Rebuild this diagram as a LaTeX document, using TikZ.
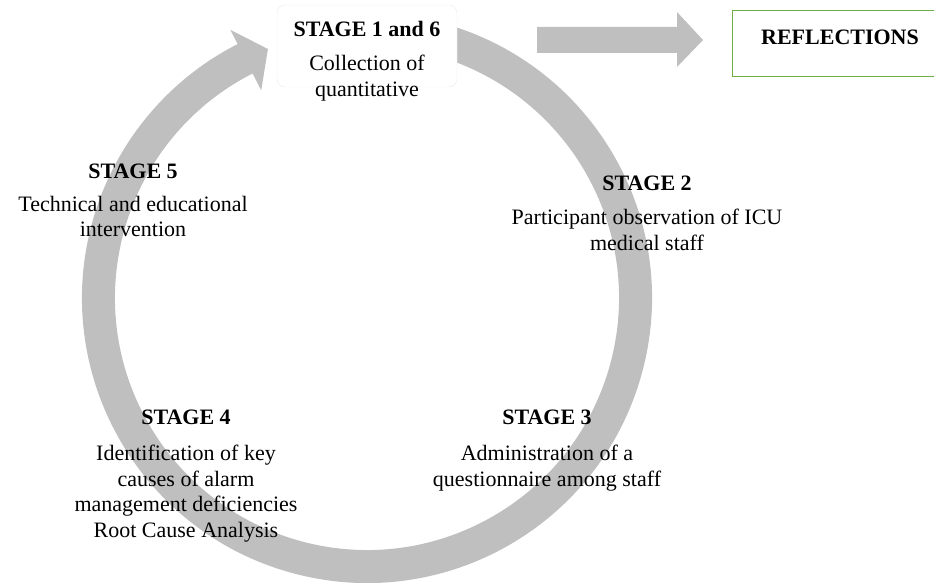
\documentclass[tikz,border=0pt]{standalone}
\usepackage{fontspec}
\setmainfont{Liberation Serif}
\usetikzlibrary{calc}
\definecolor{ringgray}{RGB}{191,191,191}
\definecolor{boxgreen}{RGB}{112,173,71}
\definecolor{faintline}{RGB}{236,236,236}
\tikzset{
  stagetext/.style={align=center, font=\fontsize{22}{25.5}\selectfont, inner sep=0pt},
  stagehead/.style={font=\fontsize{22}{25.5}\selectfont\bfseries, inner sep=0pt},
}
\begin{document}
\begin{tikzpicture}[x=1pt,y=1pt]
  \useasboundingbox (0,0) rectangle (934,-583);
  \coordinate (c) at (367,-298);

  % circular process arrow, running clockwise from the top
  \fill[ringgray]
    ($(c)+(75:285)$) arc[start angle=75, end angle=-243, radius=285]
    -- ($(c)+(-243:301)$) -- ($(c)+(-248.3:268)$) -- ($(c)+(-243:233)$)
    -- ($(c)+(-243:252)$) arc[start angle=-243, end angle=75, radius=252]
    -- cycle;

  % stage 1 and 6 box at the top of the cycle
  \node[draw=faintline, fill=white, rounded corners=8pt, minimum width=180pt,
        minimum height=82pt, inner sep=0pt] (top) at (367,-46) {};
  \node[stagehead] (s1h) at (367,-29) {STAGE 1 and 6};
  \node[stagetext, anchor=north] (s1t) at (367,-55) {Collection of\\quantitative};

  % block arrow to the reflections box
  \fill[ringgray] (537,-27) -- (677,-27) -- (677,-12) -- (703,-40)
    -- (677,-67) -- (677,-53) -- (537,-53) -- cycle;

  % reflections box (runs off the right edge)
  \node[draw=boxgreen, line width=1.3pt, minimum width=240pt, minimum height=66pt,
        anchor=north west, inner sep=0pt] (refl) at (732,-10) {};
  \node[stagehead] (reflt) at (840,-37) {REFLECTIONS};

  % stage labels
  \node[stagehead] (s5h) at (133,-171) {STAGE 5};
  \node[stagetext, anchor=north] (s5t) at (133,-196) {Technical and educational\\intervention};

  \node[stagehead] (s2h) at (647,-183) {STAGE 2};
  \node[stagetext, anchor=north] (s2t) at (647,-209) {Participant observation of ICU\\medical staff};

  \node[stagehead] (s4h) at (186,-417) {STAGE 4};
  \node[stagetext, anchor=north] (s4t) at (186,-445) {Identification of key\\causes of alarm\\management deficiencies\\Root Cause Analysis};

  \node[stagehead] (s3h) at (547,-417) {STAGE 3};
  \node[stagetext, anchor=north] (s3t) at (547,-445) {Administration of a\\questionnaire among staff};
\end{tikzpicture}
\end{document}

○ ○ ○ ○

▸ Stated problem
Using the data above, write out every line exactly, leaving the images behind.

▸ Answer to this exercise
Rebuild this diagram as a LaTeX document, using TikZ.
\documentclass[tikz,border=0pt]{standalone}
\usepackage{fontspec}
\setmainfont{Liberation Serif}
\usetikzlibrary{calc}
\definecolor{ringgray}{RGB}{191,191,191}
\definecolor{boxgreen}{RGB}{112,173,71}
\definecolor{faintline}{RGB}{236,236,236}
\tikzset{
  stagetext/.style={align=center, font=\fontsize{22}{25.5}\selectfont, inner sep=0pt},
  stagehead/.style={font=\fontsize{22}{25.5}\selectfont\bfseries, inner sep=0pt},
}
\begin{document}
\begin{tikzpicture}[x=1pt,y=1pt]
  \useasboundingbox (0,0) rectangle (934,-583);
  \coordinate (c) at (367,-298);

  % circular process arrow, running clockwise from the top
  \fill[ringgray]
    ($(c)+(75:285)$) arc[start angle=75, end angle=-243, radius=285]
    -- ($(c)+(-243:301)$) -- ($(c)+(-248.3:268)$) -- ($(c)+(-243:233)$)
    -- ($(c)+(-243:252)$) arc[start angle=-243, end angle=75, radius=252]
    -- cycle;

  % stage 1 and 6 box at the top of the cycle
  \node[draw=faintline, fill=white, rounded corners=8pt, minimum width=180pt,
        minimum height=82pt, inner sep=0pt] (top) at (367,-46) {};
  \node[stagehead] (s1h) at (367,-29) {STAGE 1 and 6};
  \node[stagetext, anchor=north] (s1t) at (367,-55) {Collection of\\quantitative};

  % block arrow to the reflections box
  \fill[ringgray] (537,-27) -- (677,-27) -- (677,-12) -- (703,-40)
    -- (677,-67) -- (677,-53) -- (537,-53) -- cycle;

  % reflections box (runs off the right edge)
  \node[draw=boxgreen, line width=1.3pt, minimum width=240pt, minimum height=66pt,
        anchor=north west, inner sep=0pt] (refl) at (732,-10) {};
  \node[stagehead] (reflt) at (840,-37) {REFLECTIONS};

  % stage labels
  \node[stagehead] (s5h) at (133,-171) {STAGE 5};
  \node[stagetext, anchor=north] (s5t) at (133,-196) {Technical and educational\\intervention};

  \node[stagehead] (s2h) at (647,-183) {STAGE 2};
  \node[stagetext, anchor=north] (s2t) at (647,-209) {Participant observation of ICU\\medical staff};

  \node[stagehead] (s4h) at (186,-417) {STAGE 4};
  \node[stagetext, anchor=north] (s4t) at (186,-445) {Identification of key\\causes of alarm\\management deficiencies\\Root Cause Analysis};

  \node[stagehead] (s3h) at (547,-417) {STAGE 3};
  \node[stagetext, anchor=north] (s3t) at (547,-445) {Administration of a\\questionnaire among staff};
\end{tikzpicture}
\end{document}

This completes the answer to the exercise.